O horizonte não estava tão carregado quanto hoje mas um emprego numa multinacional reputada não era de enjeitar. Certo dia recebeu uma chamada aflita do segurança, ordenando-lhe que descesse imediatamente e apagasse a luz.
Ao sair, o que sabia de alemão deu-lhe para perceber que havia um problema com a Polícia ou coisa assim. Continuava sem entender o que tinha ele a ver com o assunto. No dia seguinte, mal se apresentou ao trabalho foi chamado ao gabinete do seu superior hierárquico que lhe determinou que, se queria manter o estágio, passaria a proceder como os seus colegas e saía de acordo com o horário.
Se fosse preciso fazerem horas extraordinárias alguém lho diria. Percebeu, então, que uma qualquer fiscalização teria visto luz no seu espaço de trabalho e indagara a razão junto do segurança: se teria havido descuido dele na ronda, deixando a luz acesa, ou se havia alguém a trabalhar e, nesse caso, em que contexto.
Fosse pela eventual multa, fosse, pura e simplesmente, pela violação da lei, a verdade é que a pessoa a quem reportava não tinha achado graça nenhuma ao seu excesso de zelo.
Um ou dois anos mais tarde, uma outra participante do programa Inov Contacto da AICEP estagiava numa multinacional de bioengenharia em S. Francisco.

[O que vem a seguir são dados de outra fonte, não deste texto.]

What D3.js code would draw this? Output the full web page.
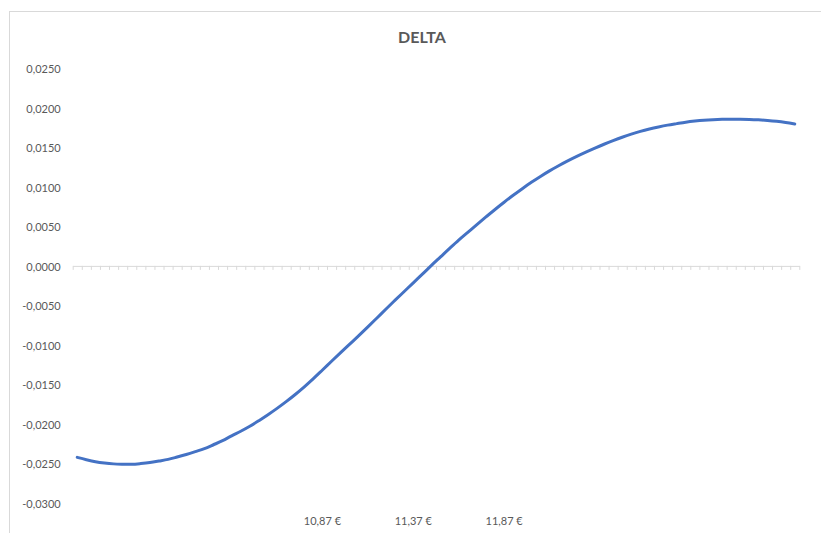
<!DOCTYPE html>
<html>
<head>
<meta charset="utf-8">
<script src="https://cdn.jsdelivr.net/npm/d3@7"></script>
<style>
  html, body { margin: 0; padding: 0; background: #fff; }
  svg { display: block; font-family: Lato, "Liberation Sans", sans-serif; }
</style>
</head>
<body>
<div id="chart"></div>
<script>
// Underlying prices (categories), in euros
const prices = [
  9.52, 9.57, 9.62, 9.67, 9.72, 9.77, 9.82, 9.87, 9.92, 9.97,
  10.02, 10.07, 10.12, 10.17, 10.22, 10.27, 10.32, 10.37, 10.42, 10.47,
  10.52, 10.57, 10.62, 10.67, 10.72, 10.77, 10.82, 10.87, 10.92, 10.97,
  11.02, 11.07, 11.12, 11.17, 11.22, 11.27, 11.32, 11.37, 11.42, 11.47,
  11.52, 11.57, 11.62, 11.67, 11.72, 11.77, 11.82, 11.87, 11.92, 11.97,
  12.02, 12.07, 12.12, 12.17, 12.22, 12.27, 12.32, 12.37, 12.42, 12.47,
  12.52, 12.57, 12.62, 12.67, 12.72, 12.77, 12.82, 12.87, 12.92, 12.97,
  13.02, 13.07, 13.12, 13.17, 13.22, 13.27, 13.32, 13.37, 13.42, 13.47
];

// Delta values
const delta = [
  -0.02423, -0.02452, -0.02477, -0.02494, -0.02505, -0.02509, -0.02510, -0.02501, -0.02488, -0.02469,
  -0.02448, -0.02418, -0.02386, -0.02350, -0.02312, -0.02263, -0.02212, -0.02150, -0.02092, -0.02029,
  -0.01958, -0.01883, -0.01803, -0.01718, -0.01627, -0.01530, -0.01426, -0.01317, -0.01207, -0.01098,
  -0.00990, -0.00882, -0.00772, -0.00659, -0.00545, -0.00434, -0.00324, -0.00214, -0.00105, 0.00006,
  0.00114, 0.00222, 0.00327, 0.00425, 0.00523, 0.00619, 0.00714, 0.00805, 0.00893, 0.00977,
  0.01057, 0.01132, 0.01202, 0.01267, 0.01328, 0.01385, 0.01439, 0.01490, 0.01539, 0.01585,
  0.01628, 0.01667, 0.01702, 0.01732, 0.01758, 0.01781, 0.01800, 0.01818, 0.01832, 0.01843,
  0.01850, 0.01854, 0.01855, 0.01855, 0.01853, 0.01848, 0.01840, 0.01829, 0.01814, 0.01795
];

// Only these category labels are printed on the axis
const shownLabels = [10.87, 11.37, 11.87];

const yTicks = [0.025, 0.02, 0.015, 0.01, 0.005, 0, -0.005, -0.01, -0.015, -0.02, -0.025, -0.03];

const W = 821, H = 533;
const plot = { left: 72.7, right: 799.3, top: 68.3, bottom: 503 };

const svg = d3.select('#chart').append('svg')
    .attr('width', W)
    .attr('height', H);

// chart area border (only top/left visible in the crop)
svg.append('rect')
    .attr('x', 9.5).attr('y', 11.5)
    .attr('width', W + 20).attr('height', H + 20)
    .attr('fill', '#fff')
    .attr('stroke', '#d9d9d9');

const x = d3.scaleBand().domain(prices).range([plot.left, plot.right]).padding(0);
const y = d3.scaleLinear().domain([-0.03, 0.025]).range([plot.bottom, plot.top]);

const comma = d => d3.format('.4f')(d).replace('.', ',').replace('−', '-');

// Title
svg.append('text')
    .attr('x', 422)
    .attr('y', 43)
    .attr('text-anchor', 'middle')
    .style('font-size', '16px')
    .style('font-weight', 'bold')
    .style('fill', '#595959')
    .text('DELTA');

// Y axis labels (no axis line, no gridlines)
const yAxis = svg.append('g')
    .attr('transform', `translate(${plot.left - 12},0)`)
    .call(d3.axisLeft(y).tickValues(yTicks).tickSize(0).tickPadding(0).tickFormat(comma));
yAxis.select('.domain').remove();
yAxis.selectAll('text')
    .attr('dy', '0.4em')
    .style('font-family', 'Lato, "Liberation Sans", sans-serif')
    .style('font-size', '11px')
    .style('fill', '#595959');

// Category axis at zero: tick marks between categories
const idx = d3.scaleLinear().domain([0, prices.length]).range([plot.left, plot.right]);
const xAxis = svg.append('g')
    .attr('transform', `translate(0,${y(0)})`)
    .call(d3.axisBottom(idx).tickValues(d3.range(prices.length + 1)).tickSize(4).tickSizeOuter(0).tickFormat(''));
xAxis.select('.domain').attr('stroke', '#d9d9d9');
xAxis.selectAll('line').attr('stroke', '#d9d9d9');

// Category labels at the bottom
const xLabels = svg.append('g')
    .attr('transform', `translate(0,${plot.bottom + 11})`)
    .call(d3.axisBottom(x).tickValues(shownLabels).tickSize(0)
        .tickFormat(d => d3.format('.2f')(d).replace('.', ',') + ' €'));
xLabels.select('.domain').remove();
xLabels.selectAll('text')
    .style('font-family', 'Lato, "Liberation Sans", sans-serif')
    .style('font-size', '11px')
    .style('fill', '#595959');

// Delta line
const line = d3.line()
    .x((d, i) => x(prices[i]) + x.bandwidth() / 2)
    .y(d => y(d))
    .curve(d3.curveCatmullRom);

svg.append('path')
    .datum(delta)
    .attr('d', line)
    .attr('fill', 'none')
    .attr('stroke', '#4472c4')
    .attr('stroke-width', 3)
    .attr('stroke-linecap', 'round')
    .attr('stroke-linejoin', 'round');
</script>
</body>
</html>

A sua atitude era a mesma: aproveitar ao máximo para aprender, cumprir escrupulosamente as tarefas que lhe estavam destinadas e, num mundo competitivo, tentar salientar-se na esperança de que tal pudesse gerar uma oferta de emprego.
Certo dia, ao chegar ao trabalho, tinha à sua espera a pessoa a quem reportava. Encaminhou-a para uma sala privada onde lhe anunciou que, a partir daquele dia, o seu correio electrónico passaria a estar vigiado e o seu comportamento seguido de perto. Se não estivesse disponível para aceitar essas regras, o estágio cessaria imediatamente. Inquirindo a razão para tão drástica decisão, foi-lhe respondido que era suspeita de espionagem industrial. Espantada, jurou que não. A resposta da americana foi muito simples: ninguém trabalharia tanto se não tivesse um incentivo adicional.
Passaram, talvez, uns 10 anos. A Alemanha e os Estados Unidos continuam a estar entre os países mais ricos do Mundo, não obstante o recente declínio relativo da economia americana. As suas empresas continuam a ser, internacionalmente, das mais competitivas, posição assente na capacidade inovadora e na elevada produtividade. Ainda que na última década tenha havido alterações institucionais e políticas que aproximaram o contexto alemão do americano, as diferenças continuam a ser substanciais. Ou seja, envolventes diferentes conseguem produzir empresas igualmente eficientes. Poder-se-á argumentar que, em ambos os casos, há uma orientação para esse objectivo, caminhos distintos mas um sistema igualmente finalizado. Uma parte da explicação estará, certamente, aí. Uma parte. E não a maior. Cavando mais fundo, vamos encontrar outros factores, desde o investimento e a investigação e de-senvolvimento até ao design, desde a qualificação da força de trabalho até à organização e ao sistema de incentivos. Factores que reflectem opções, escolhas para tentar fazer acontecer algo de diferenciador, que rompa com a inércia, que se afaste do que de outro modo ocorreria. Numa palavra, gestão.
Enquanto isso, por cá, o responsável por um dos maiores grupos nacionais proclama, perante jovens finalistas universitários, que naquela casa não há lugar para mandriões. Ninguém ali trabalha só 8 horas. Uma frase descontextualizada. Ainda assim perigosa. Oxalá o nosso problema fosse só de quantidade e não, sobretudo, de qualidade... A começar na gestão!"